Bei kaum einem Kreuzfahrt-Thema gehen die Meinungen so weit auseinander wie bei der Auslaufmusik – also dem Song, der über die Lautsprecher des Kreuzfahrtschiffs schallt, wenn das Schiff einen Hafen verlässt. Die einen schwelgen dabei in Fernweh und Romantik, die anderen sind genervt und würden das Auslaufen ganz in aller Ruhe genießen.

Auf den ersten Blick scheint es, als sei die Auslaufmusik ein rein deutsches Phänomen: Auf der MS Deutschland läuft natürlich die Traumschiff-Melodie der gleichnamigen TV-Serie, TUI Cruises hat sich eigens zur Taufe der Mein Schiff 2 von James Last und Unheilig eine neue Version von „Große Freiheit“ arrangieren lassen und setzt den Song nun auf beiden Schiffen als Auslaufmelodie ein und bei AIDA gehört Enyas „Sail Away“ zum Auslaufen wie das Ablegesignal vom Schiffshorn.

Aber auch internationale Reedereien spielen durchaus Auslaufmelodien: Auf Segelschiffen scheint Vangelis‘ „Conquest of Paradise“ beliebt zu sein – sowohl bei Star Clippers als auch bei Windstar Cruises schallt der Song beim Auslaufen so laut über Deck, dass der halbe Hafen mithören kann. Irgendwie naheliegend als Auslauf-Musik ist auch Andrea Bocellis „Time to Say Goodbye“, das unter anderem bei Princess Cruises und Regent Seven Seas läuft.

Aber warum braucht es eigentlich überhaupt eine Auslaufmelodie? Ist der Moment des Auslaufens eines Kreuzfahrtschiffs nicht schon beeindruckend und emotional genug? Die Befürworter lieben die zusätzliche Romantik, das Gänsehautgefühl, dass durch die Auslaufmusik noch verstärkt wird. Erst mit der Auslaufmelodie kommen sie so richtig in Seereise-Stimmung. Hört man später zuhause diese Melodie wieder, erinnert man sich an die wunderschönen Momente einer Kreuzfahrt, wohlige Sehnsucht macht sich breit.

Gegner der Auslaufmelodie – meist eher traditionell eingestellte Kreuzfahrer – fühlen sich gestört oder gar genervt von dem „Krawall aus den Lautsprechern“. Für sie ist die Musik eine Manipulation ihrer Gefühle, ein Killer für individuelle Emotionen, der die eigene Gefühle mit vorgestanzten Musik-Schablonen-Emotion überlagert. Nicht jeder mag dieses „Wir“-Gefühl, viele bevorzugen die Individualität. Das Auslaufen des Schiffs aus einem Hafen ist ein romantischer, emotionaler, beinahe magischer Moment, den viele Passagiere lieber mit eigener Fantasie und mit eigenen Träumen füllen möchten.

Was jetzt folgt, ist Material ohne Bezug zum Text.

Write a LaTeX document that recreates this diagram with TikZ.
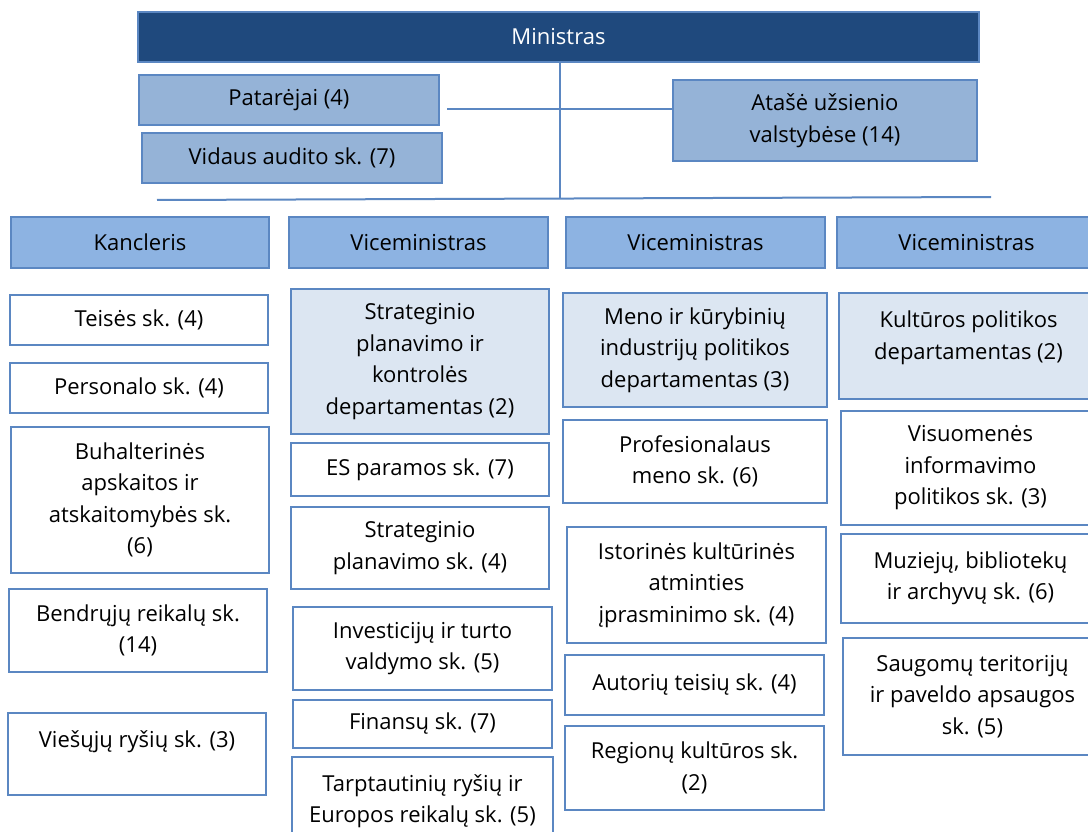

Regelrecht traumatisch kann eine Auslaufmelodie auf Passagiere wirken, für die ein bestimmter Song bereits mit negativen, emotionalen Erinnerungen verbunden ist. Der Song, den man auf dem Heimweg von eine Beerdigung eines engen Verwandten gehört hat will man beim Auslaufen schließlich ebenso wenig hören wie das gemeinsame Lied mit dem Ex-Ehepartner, wenn man gerade auf Hochzeitsreise mit Ehepartner Nr. 2 ist. Und was ist, wenn der Song an die letzte Kreuzfahrt erinnert, auf der man schrecklich seekrank war? Dann fängt die Kreuzfahrt gleich mit einer leichten Depression an.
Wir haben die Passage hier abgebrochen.